Promotion d'équipes de développement diversifiées : La diversité commence par les équipes de conception. En encourageant la participation des femmes et des minorités dans les métiers de la tech, une plus grande variété de perspectives est intégrée dès le départ. C'est le meilleur moyen de détecter et d'atténuer les biais avant même qu'ils ne se manifestent dans les algorithmes.
Aller plus loin : De nouvelles initiatives sont nécessaires
Pour transformer durablement le secteur, l'engagement doit être plus profond. Il ne s'agit plus seulement d'attirer les femmes, mais de les faire évoluer au sein des organisations.
Les entreprises devraient aller au-delà des discours en instaurant des politiques de parité salariale transparente. Il serait pertinent de publier des données chiffrées sur les écarts de rémunération et de s'engager publiquement à les réduire. De plus, les programmes de mentorat inversé peuvent créer de la valeur en permettant à des jeunes développeuses de former des dirigeants plus expérimentés sur les nouvelles technologies et les enjeux de l'inclusion.
Enfin, pour faire face au défi éthique de l'IA, la création de comités éthiques et diversifiés est une étape non négociable. Composés de profils variés — ingénieurs, designers, sociologues et spécialistes en éthique —, ces comités auraient pour mission de contrôler les ensembles de données et les biais algorithmiques potentiels. Des initiatives comme le Partenariat Mondial sur l'IA (PMIA) montrent la voie d'une gouvernance plus inclusive et responsable de l'IA.
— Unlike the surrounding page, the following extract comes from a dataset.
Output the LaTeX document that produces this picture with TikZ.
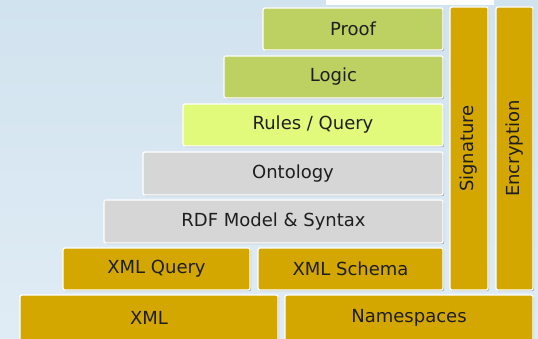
\documentclass[tikz,border=0pt]{standalone}
\usepackage{fontspec}
\setmainfont{DejaVu Sans}
\usetikzlibrary{shadows}
\definecolor{bgtop}{HTML}{D1E3EF}
\definecolor{bgbot}{HTML}{E0ECF5}
\definecolor{gold}{HTML}{D4A700}
\definecolor{leaf}{HTML}{BDD062}
\definecolor{lime}{HTML}{E2FA7C}
\definecolor{stone}{HTML}{D6D6D6}
\definecolor{txt}{HTML}{1E1E1E}
\tikzset{
  lbl/.style={text=txt, font=\fontsize{18}{20}\selectfont},
  layer/.style={draw=white, line width=1.2pt, rounded corners=2pt,
    drop shadow={shadow xshift=1.2pt, shadow yshift=-1.2pt, opacity=0.45, fill=black!55},
    lbl, inner sep=0pt},
}
\begin{document}
\begin{tikzpicture}[x=1pt,y=-1pt]
  % backdrop
  \shade[top color=bgtop, bottom color=bgbot] (0,0) rectangle (538,339);
  \useasboundingbox (0,0) rectangle (538,339);
  \fill[white] (326,0) rectangle (494,5);
  % stacked layers: Proof ... XML
  \node[layer, fill=leaf, minimum width=180pt, minimum height=42pt] (proof) at (353,29) {Proof};
  \node[layer, fill=leaf, minimum width=219pt, minimum height=42pt] (logic) at (333.5,77) {Logic};
  \node[layer, fill=lime, minimum width=260pt, minimum height=42pt] (rules) at (313,125) {Rules / Query};
  \node[layer, fill=stone, minimum width=300pt, minimum height=43pt] (onto) at (293,173.5) {Ontology};
  \node[layer, fill=stone, minimum width=339pt, minimum height=43pt] (rdf) at (273.5,221.5) {RDF Model \& Syntax};
  \node[layer, fill=gold, minimum width=187pt, minimum height=42pt] (xq) at (156.5,269) {XML Query};
  \node[layer, fill=gold, minimum width=185pt, minimum height=42pt] (xs) at (350.5,269) {XML Schema};
  \node[layer, fill=gold, minimum width=258pt, minimum height=46pt] (xml) at (149,318) {XML};
  \node[layer, fill=gold, minimum width=248pt, minimum height=46pt] (ns) at (409,318) {Namespaces};
  % vertical columns
  \node[layer, fill=gold, minimum width=38pt, minimum height=283pt] (sig) at (469,148.5) {};
  \node[layer, fill=gold, minimum width=37pt, minimum height=283pt] (enc) at (514.5,148.5) {};
  \node[rotate=90, lbl] at (sig) {Signature};
  \node[rotate=90, lbl] at (enc) {Encryption};
\end{tikzpicture}
\end{document}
Conclusion : Un impératif pour un avenir numérique inclusif
Le chemin parcouru est une preuve de la capacité collective à s'adapter et à progresser. Mais l'essor de l'IA appelle à un engagement encore plus fort. En plaçant l'inclusion des femmes au cœur de la conception, du développement et de la gouvernance de l'IA, le secteur ne fera pas seulement avancer l'égalité ; il construira des technologies plus fiables, plus robustes et plus justes. C'est en faisant de la diversité non pas un simple objectif, mais une force motrice de l'innovation quotidienne, que l'industrie bâtira un avenir technologique véritablement prospère pour tous.